WASHINGTON — Haiti presents us with a strange modern case study. For many, the chaos in that poor land represents a rebellion not against tyranny but against “democracy,” the supposed solution of all human ills.
What are we to make of this?
Haiti, an overpopulated and environmentally ravaged country of 8 million, began to fall some weeks ago into West African-style violence. Meanwhile, a curious debate began here.
Jean Bertrand Aristide, after all, had been elected president twice, and the argument in Washington was that we must save this democratic presidency. Once, in 1994, we had intervened militarily to bring him back. The clever little pop-eyed priest had been tremendously popular with the masses. All true.
But that first argument, put forward by parts of the administration, Democratic candidate John Kerry and the Black Caucus — that “street thugs” should not be allowed to overthrow a “democratically elected president” — did not hold.
And by last week, an American-French deal found foreign troops in Haiti and the deceptive Aristide knocking on the doors of the Central African Republic for asylum.
“You have this real dilemma of how do you defend constitutional democracy when the democratic leader is part of the problem,” wondered Bernard Aronson, former State Department official and a leading analyst of the hemisphere.
He answered that question by making two points to me: 1) An election alone does not create a democracy, although it’s a good beginning; and 2) simply being elected doesn’t give one the right to violate people’s rights.
“It’s complicated,” Aronson said. “At what point does a democratic leader forfeit his right to rule? What Haiti needed was a Nelson Mandela, and what it got was a Robert Mugabe.”
I would take it a little further. We’re way too tied up with the magic word “democracy.” It’s almost like the ancient alchemists who thought they could make gold from common metals: The modern one-note Americans, rife in this administration, who insist that only the mechanism of democracy is important are the modern political alchemists.
Yet, while forms of democracy are surely desirable everywhere — I prefer the less purist phrase “representative government” — the mechanism of electing leaders doesn’t mean much without the cultural, legal, social, economic and psychological stuff of democracy. In fact, the tyrants of Germany, Yugoslavia, Rwanda and many other countries were duly elected; many of the most stable and progressive countries today (Singapore, Oman, Tunisia) have evolving authoritarian or autocratic regimes.
The respected American ambassador to Haiti, James Foley, said this week that there are “tremendous lessons” to be learned from the recent American experiences in Haiti. As American and French troops now attempt to bring relative order to a far-gone country, here are some of those lessons:
The United States, Europe and the United Nations almost casually destroyed the entire warp and woof of civil society with their foolhardy embargo of the island nation between 1991 and 1994. In the name of restoring democracy and an Aristide presidency, the embargo destroyed all the small but thriving industries there (baseballs and textiles), leaving Haiti with no economy at all.

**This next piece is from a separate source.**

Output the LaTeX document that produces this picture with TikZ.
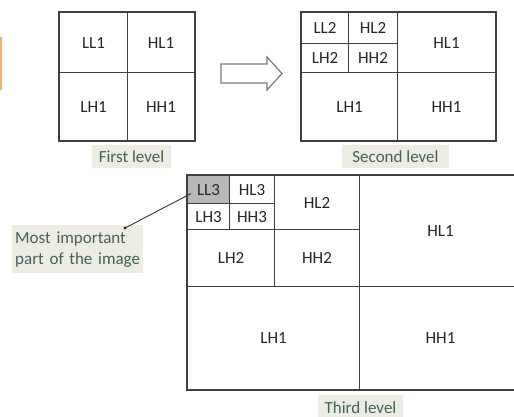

Then in the name of free-market globalization, we dumped cheaper American rice into their market, destroying their rice agriculture. Finally, when Aristide ran phony parliamentary elections, we froze $500 million in international loans that would have improved roads, education, health care and water supplies.
One of the players that kept Aristide in power — and did not work to ameliorate his strange behavior and use their power to force him to act democratically — was the Congressional Black Caucus, many of whose most prominent members served uncritically as Aristide’s cheerleaders in Washington. There are many stories of payoffs by Aristide, through his lucrative, exile-serving phone company, to prominent Democrats, including former caucus members, some of whom have openly served as lobbyists for him.
All in the name of democracy — in Iraq and Afghanistan.
This time the spiral downward is so intensified that we have an apocalyptically failed state. Gangs and thugs rule the streets. Legitimacy is a mere wraith of died hopes. Where does one find our vaunted “democracy” in all of this chaos?